## TASK OBJECTIVE
Starting with the first line of the data below, copy each line up to and including the one containing "from bokeh.core.properties import value". Pictures stay out.

## DATA SHOWN
-- START --
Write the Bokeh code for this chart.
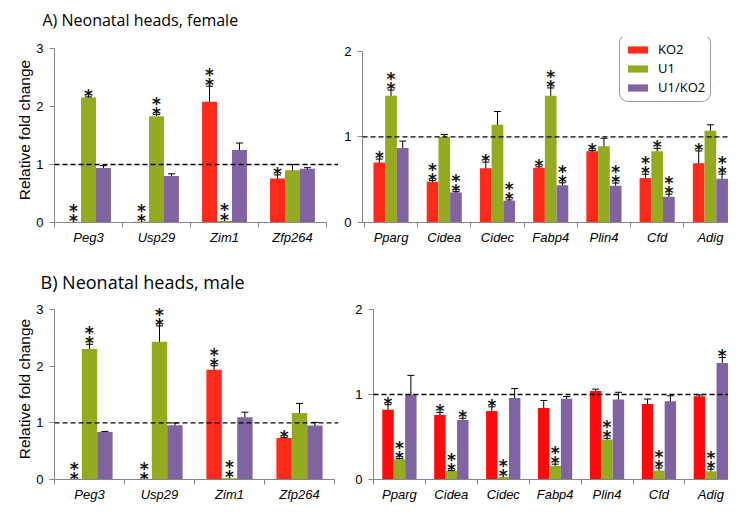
from bokeh.plotting import figure
from bokeh.models import (ColumnDataSource, Whisker, TeeHead, Span, FixedTicker,
                          Legend, LegendItem, Range1d)
from bokeh.layouts import row, column
from bokeh.embed import file_html
from bokeh.resources import INLINE
from bokeh.core.properties import value

# ---------------- data ----------------
series = ["KO2", "U1", "U1/KO2"]
genes_imprinted = ["Peg3", "Usp29", "Zim1", "Zfp264"]
genes_adipo = ["Pparg", "Cidea", "Cidec", "Fabp4", "Plin4", "Cfd", "Adig"]

# A) female, imprinted genes
a_imp_ko2 = [0.005, 0.015, 2.08, 0.76]
a_imp_ko2_err = [0.0, 0.0, 0.27, 0.06]
a_imp_u1 = [2.155, 1.83, 0.025, 0.90]
a_imp_u1_err = [0.01, 0.03, 0.0, 0.10]
a_imp_u1ko2 = [0.94, 0.80, 1.25, 0.925]
a_imp_u1ko2_err = [0.04, 0.04, 0.12, 0.02]
a_imp_ko2_sig = ["**", "**", "**", "*"]
a_imp_u1_sig = ["*", "**", "**", ""]
a_imp_u1ko2_sig = ["", "", "", ""]

# A) female, adipogenic genes
a_adi_ko2 = [0.70, 0.475, 0.634, 0.64, 0.83, 0.52, 0.69]
a_adi_ko2_err = [0.04, 0.015, 0.07, 0.01, 0.01, 0.043, 0.145]
a_adi_u1 = [1.48, 1.0, 1.14, 1.48, 0.89, 0.83, 1.07]
a_adi_u1_err = [0.065, 0.027, 0.155, 0.09, 0.093, 0.035, 0.07]
a_adi_u1ko2 = [0.87, 0.35, 0.253, 0.436, 0.43, 0.30, 0.51]
a_adi_u1ko2_err = [0.08, 0.01, 0.01, 0.027, 0.03, 0.03, 0.055]
a_adi_ko2_sig = ["*", "**", "*", "*", "*", "**", "*"]
a_adi_u1_sig = ["**", "", "", "**", "", "*", ""]
a_adi_u1ko2_sig = ["", "**", "**", "**", "**", "**", "**"]

# B) male, imprinted genes
b_imp_ko2 = [0.0, 0.0, 1.94, 0.735]
b_imp_ko2_err = [0.0, 0.0, 0.07, 0.005]
b_imp_u1 = [2.305, 2.435, 0.02, 1.175]
b_imp_u1_err = [0.085, 0.28, 0.0, 0.17]
b_imp_u1ko2 = [0.84, 0.96, 1.10, 0.955]
b_imp_u1ko2_err = [0.01, 0.04, 0.09, 0.055]
b_imp_ko2_sig = ["**", "**", "**", "*"]
b_imp_u1_sig = ["**", "**", "**", ""]
b_imp_u1ko2_sig = ["", "", "", ""]

# B) male, adipogenic genes
b_adi_ko2 = [0.82, 0.76, 0.805, 0.84, 1.04, 0.887, 0.98]
b_adi_ko2_err = [0.06, 0.03, 0.05, 0.09, 0.023, 0.06, 0.015]
b_adi_u1 = [0.237, 0.10, 0.03, 0.16, 0.47, 0.105, 0.098]
b_adi_u1_err = [0.01, 0.005, 0.0, 0.02, 0.015, 0.03, 0.023]
b_adi_u1ko2 = [1.0, 0.70, 0.96, 0.95, 0.94, 0.92, 1.37]
b_adi_u1ko2_err = [0.225, 0.02, 0.11, 0.026, 0.086, 0.065, 0.066]
b_adi_ko2_sig = ["*", "*", "*", "", "", "", ""]
b_adi_u1_sig = ["**", "**", "**", "**", "**", "**", "**"]
b_adi_u1ko2_sig = ["", "*", "", "", "", "", "*"]

# ---------------- styles ----------------
RED = "#FF2A1A"
RED2 = "#FF0A0A"
GREEN = "#95AB1F"
PURPLE = "#8064A2"
AXIS = "#868686"
OFFSETS = [-0.22, 0.0, 0.22]
BAR_W = 0.22


def panel(genes, vals, errs, sigs, x_range, y_end, y_top, frame_w, frame_h,
          borders, colors, title=None, title_size="16px", title_offset=0,
          title_standoff=10, ylabel=None, x_bounds=None, legend_loc=None):
    n = len(genes)
    p = figure(frame_width=frame_w, frame_height=frame_h,
               x_range=Range1d(*x_range), y_range=Range1d(0, y_end),
               output_backend="svg", toolbar_location=None,
               min_border_left=borders[0], min_border_right=borders[1],
               min_border_top=borders[2], min_border_bottom=borders[3],
               title=title)
    p.outline_line_color = None
    p.xgrid.visible = False
    p.ygrid.visible = False
    p.background_fill_color = "white"
    p.border_fill_color = "white"

    if title is not None:
        p.title.text_font = "Open Sans"
        p.title.text_font_size = title_size
        p.title.text_font_style = "normal"
        p.title.text_color = "black"
        p.title.align = "left"
        p.title.offset = title_offset
        p.title.standoff = title_standoff

    # x axis: labels at category centres, ticks at category boundaries
    xa = p.xaxis[0]
    xa.axis_label = None
    centres = [i + 0.5 for i in range(n)]
    xa.ticker = FixedTicker(ticks=centres, minor_ticks=list(range(n + 1)))
    xa.major_label_overrides = {c: g for c, g in zip(centres, genes)}
    xa.major_tick_out = 0
    xa.major_tick_in = 0
    xa.minor_tick_out = 5
    xa.minor_tick_in = 0
    xa.axis_line_color = AXIS
    xa.minor_tick_line_color = AXIS
    xa.major_tick_line_color = None
    xa.major_label_text_font = "Liberation Sans"
    xa.major_label_text_font_style = "italic"
    xa.major_label_text_font_size = "13px"
    xa.major_label_text_color = "black"
    xa.major_label_standoff = 2
    if x_bounds is not None:
        xa.bounds = x_bounds

    ya = p.yaxis[0]
    ya.ticker = FixedTicker(ticks=list(range(int(y_top) + 1)))
    ya.bounds = (0, y_top)
    ya.axis_line_color = AXIS
    ya.major_tick_line_color = AXIS
    ya.minor_tick_line_color = None
    ya.major_tick_out = 5
    ya.major_tick_in = 0
    ya.major_label_text_font = "Liberation Sans"
    ya.major_label_text_font_size = "13px"
    ya.major_label_text_color = "black"
    ya.major_label_standoff = 6
    if ylabel:
        ya.axis_label = ylabel
        ya.axis_label_text_font = "Liberation Sans"
        ya.axis_label_text_font_style = "normal"
        ya.axis_label_text_font_size = "15.5px"
        ya.axis_label_text_color = "black"
        ya.axis_label_standoff = 0
    else:
        ya.axis_label = None

    p.add_layout(Span(location=1, dimension="width", line_color="black",
                      line_width=1.3, line_dash="5 3"))

    renderers = []
    sx, sy, so, st = [], [], [], []
    for j in range(3):
        xs = [c + OFFSETS[j] for c in centres]
        src = ColumnDataSource(dict(x=xs, top=vals[j]))
        r = p.vbar(x="x", top="top", bottom=0, width=BAR_W, source=src,
                   fill_color=colors[j], line_color=None)
        renderers.append(r)
        ex = [x for x, e in zip(xs, errs[j]) if e > 0]
        ev = [v for v, e in zip(vals[j], errs[j]) if e > 0]
        ee = [e for e in errs[j] if e > 0]
        if ex:
            wsrc = ColumnDataSource(dict(base=ex,
                                         upper=[v + e for v, e in zip(ev, ee)],
                                         lower=[v - e for v, e in zip(ev, ee)]))
            p.add_layout(Whisker(source=wsrc, base="base", upper="upper",
                                 lower="lower", line_color="black", line_width=1,
                                 upper_head=TeeHead(size=7, line_color="black", line_width=1),
                                 lower_head=TeeHead(size=7, line_color="black", line_width=1)))
        for x, v, e, s in zip(xs, vals[j], errs[j], sigs[j]):
            for k in range(len(s)):
                sx.append(x)
                sy.append(v + e)
                so.append(-1 - 10 * k)
                st.append("*")
    if sx:
        p.text(x="x", y="y", text="t", y_offset="yo",
               source=ColumnDataSource(dict(x=sx, y=sy, yo=so, t=st)),
               text_font=value("DejaVu Sans"), text_font_size="17px",
               text_font_style="bold",
               text_align="center", text_baseline="middle", text_color="#111111")

    if legend_loc is not None:
        leg = Legend(items=[LegendItem(label=s, renderers=[r])
                            for s, r in zip(series, renderers)],
                     location=legend_loc)
        leg.label_text_font = "Open Sans"
        leg.label_text_font_size = "13px"
        leg.label_text_color = "black"
        leg.glyph_width = 25
        leg.glyph_height = 9
        leg.label_height = 14
        leg.label_standoff = 8
        leg.spacing = 1
        leg.padding = 5
        leg.margin = 0
        leg.border_line_color = "#3a3a3a"
        leg.border_line_width = 1
        leg.background_fill_color = "white"
        leg.background_fill_alpha = 1.0
        try:
            leg.border_radius = 9
        except Exception:
            pass
        p.add_layout(leg)
    return p


pa1 = panel(genes_imprinted,
            [a_imp_ko2, a_imp_u1, a_imp_u1ko2],
            [a_imp_ko2_err, a_imp_u1_err, a_imp_u1ko2_err],
            [a_imp_ko2_sig, a_imp_u1_sig, a_imp_u1ko2_sig],
            x_range=(0, 284 / 68), y_end=185 / 58.0, y_top=3,
            frame_w=284, frame_h=185, borders=(54, 0, 35, 32),
            colors=[RED, GREEN, PURPLE],
            title="A) Neonatal heads, female", title_size="16px",
            title_offset=-12, title_standoff=13,
            ylabel="Relative fold change", x_bounds=(0, 4))

pa2 = panel(genes_adipo,
            [a_adi_ko2, a_adi_u1, a_adi_u1ko2],
            [a_adi_ko2_err, a_adi_u1_err, a_adi_u1ko2_err],
            [a_adi_ko2_sig, a_adi_u1_sig, a_adi_u1ko2_sig],
            x_range=(-0.036, 6.84), y_end=185 / 85.7, y_top=2,
            frame_w=366, frame_h=185, borders=(24, 0, 35, 32),
            colors=[RED, GREEN, PURPLE], legend_loc=(257, 120))

pb1 = panel(genes_imprinted,
            [b_imp_ko2, b_imp_u1, b_imp_u1ko2],
            [b_imp_ko2_err, b_imp_u1_err, b_imp_u1ko2_err],
            [b_imp_ko2_sig, b_imp_u1_sig, b_imp_u1ko2_sig],
            x_range=(0, 284 / 70), y_end=3.2, y_top=3,
            frame_w=284, frame_h=181, borders=(54, 5, 44, 25),
            colors=[RED, GREEN, PURPLE],
            title="B) Neonatal heads, male", title_size="18px",
            title_offset=-14, title_standoff=9,
            ylabel="Relative fold change", x_bounds=(0, 4))

pb2 = panel(genes_adipo,
            [b_adi_ko2, b_adi_u1, b_adi_u1ko2],
            [b_adi_ko2_err, b_adi_u1_err, b_adi_u1ko2_err],
            [b_adi_ko2_sig, b_adi_u1_sig, b_adi_u1ko2_sig],
            x_range=(0, 6.84), y_end=181 / 85.0, y_top=2,
            frame_w=355, frame_h=181, borders=(30, 0, 44, 25),
            colors=[RED2, GREEN, PURPLE])

layout = column(row(pa1, pa2), row(pb1, pb2))
open("out.html", "w").write(file_html(layout, INLINE))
-- END --
## ANSWER
Write the Bokeh code for this chart.
from bokeh.plotting import figure
from bokeh.models import (ColumnDataSource, Whisker, TeeHead, Span, FixedTicker,
                          Legend, LegendItem, Range1d)
from bokeh.layouts import row, column
from bokeh.embed import file_html
from bokeh.resources import INLINE
from bokeh.core.properties import value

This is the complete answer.